I’ve organized my first year lectures (if “organized” is the right word!) in four sections and managed to make sure I finished three of them, representing areas covered by three of the four questions in the forthcoming examination, before the break. Now I just have half-a-dozen  lectures on cosmology to get through, so this bit should be reasonably self-contained and it won’t matter too much if the students have forgotten the other three parts I did before Easter.

I’ve also got my third-year particle physics lectures to finish off in this period, so it’s going to be quite a busy three weeks. Still, I’ll have plenty to distract me from the General Election campaign which will cover pretty much the same period. Polling day is May 6th, and my last (revision) lecture will be on May 7th.

Another curiosity about Cardiff’s calendar is that we only get three weeks for Easter. I seem to remember it’s usually been four weeks in the other places I’ve worked. One of the downsides of this is that we’re back to term-time while the annual National Astronomy Meeting is going on. This moves around from year to year, and this time is in the splendid city of Glasgow. I’d like to have gone, and would have done if I hadn’t had so much teaching concentrated in this period. Regrettably I’ll have to give it a miss this year.

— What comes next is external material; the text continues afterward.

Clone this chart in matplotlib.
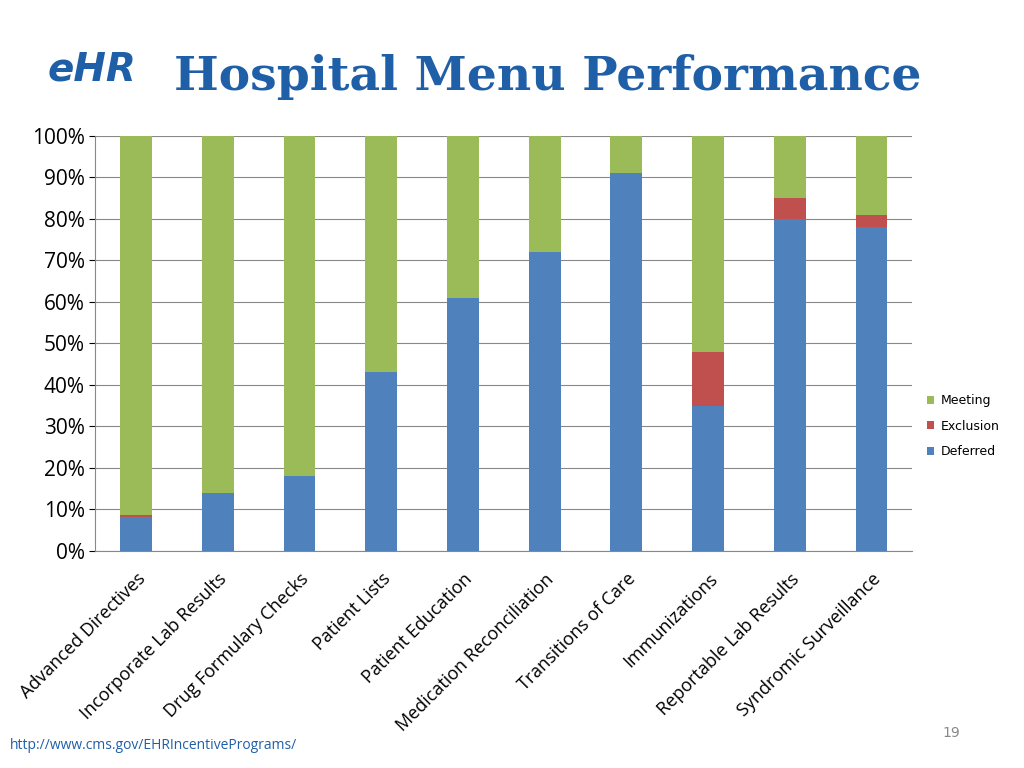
import matplotlib.pyplot as plt
import numpy as np

categories = ['Advanced Directives', 'Incorporate Lab Results', 'Drug Formulary Checks',
              'Patient Lists', 'Patient Education', 'Medication Reconciliation',
              'Transitions of Care', 'Immunizations', 'Reportable Lab Results',
              'Syndromic Surveillance']
deferred = [8, 14, 18, 43, 61, 72, 91, 35, 80, 78]
exclusion = [0.5, 0, 0, 0, 0, 0, 0, 13, 5, 3]
meeting = [100 - d - e for d, e in zip(deferred, exclusion)]

fig = plt.figure(figsize=(10.24, 7.68), dpi=100)
ax = fig.add_axes([0.093, 0.283, 0.798, 0.54])
x = np.arange(len(categories))
w = 0.39
ax.bar(x, deferred, w, color='#4F81BD', label='Deferred', zorder=3)
ax.bar(x, exclusion, w, bottom=deferred, color='#C0504D', label='Exclusion', zorder=3)
bot = [d + e for d, e in zip(deferred, exclusion)]
ax.bar(x, meeting, w, bottom=bot, color='#9BBB59', label='Meeting', zorder=3)

ax.set_ylim(0, 100)
ax.set_xlim(-0.5, len(categories) - 0.5)
ax.set_yticks(range(0, 101, 10))
ax.set_yticklabels([f'{v}%' for v in range(0, 101, 10)], fontsize=15, family='Open Sans')
ax.set_xticks(x)
ax.set_xticklabels(categories, rotation=45, ha='right', rotation_mode='anchor',
                   fontsize=13, family='Open Sans')
for t in ax.get_xticklabels():
    t.set_x(0)
ax.tick_params(axis='x', length=0, pad=14)
ax.tick_params(axis='y', length=4)
ax.grid(axis='y', color='#888888', lw=0.8, zorder=0)
for s in ['top', 'right']:
    ax.spines[s].set_visible(False)
ax.spines['left'].set_color('#888888')
ax.spines['bottom'].set_color('#888888')

h, l = ax.get_legend_handles_labels()
fig.legend(h[::-1], l[::-1], loc='center left', bbox_to_anchor=(0.9, 0.445),
           frameon=False, fontsize=9, handlelength=0.6, handleheight=0.6,
           labelspacing=1.0, handletextpad=0.5, borderaxespad=0)

fig.text(0.17, 0.9, 'Hospital Menu Performance', fontsize=34, fontweight='bold',
         family='DejaVu Serif', color='#1F5FA8', va='center')
fig.text(0.09, 0.91, 'eHR', fontsize=28, fontweight='bold', color='#1F5FA8',
         ha='center', va='center', style='italic')
fig.text(0.01, 0.025, 'http://www.cms.gov/EHRIncentivePrograms/', fontsize=10,
         color='#1F5FA8', family='Open Sans')
fig.text(0.92, 0.04, '19', fontsize=10, color='#888888')

fig.savefig('out.png')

Anyway, I was getting my notes together this afternoon, sitting in the April sunshine among the new flowers and listening to the birds singing. Completely by accident I came across this little quote from Johannes Kepler, translated from the Mysterium Cosmographicum, which I thought I’d share with you…

We do not ask what useful purpose the birds do sing, for song is their pleasure since they were created for singing.  Similarly, we ought not to ask why the human mind troubles to fathom the secrets of the heavens…  The diversity of the phenomena of Nature is so great, and the treasures hidden in the heavens so rich, precisely in order that the human mind shall never be lacking in fresh nourishment.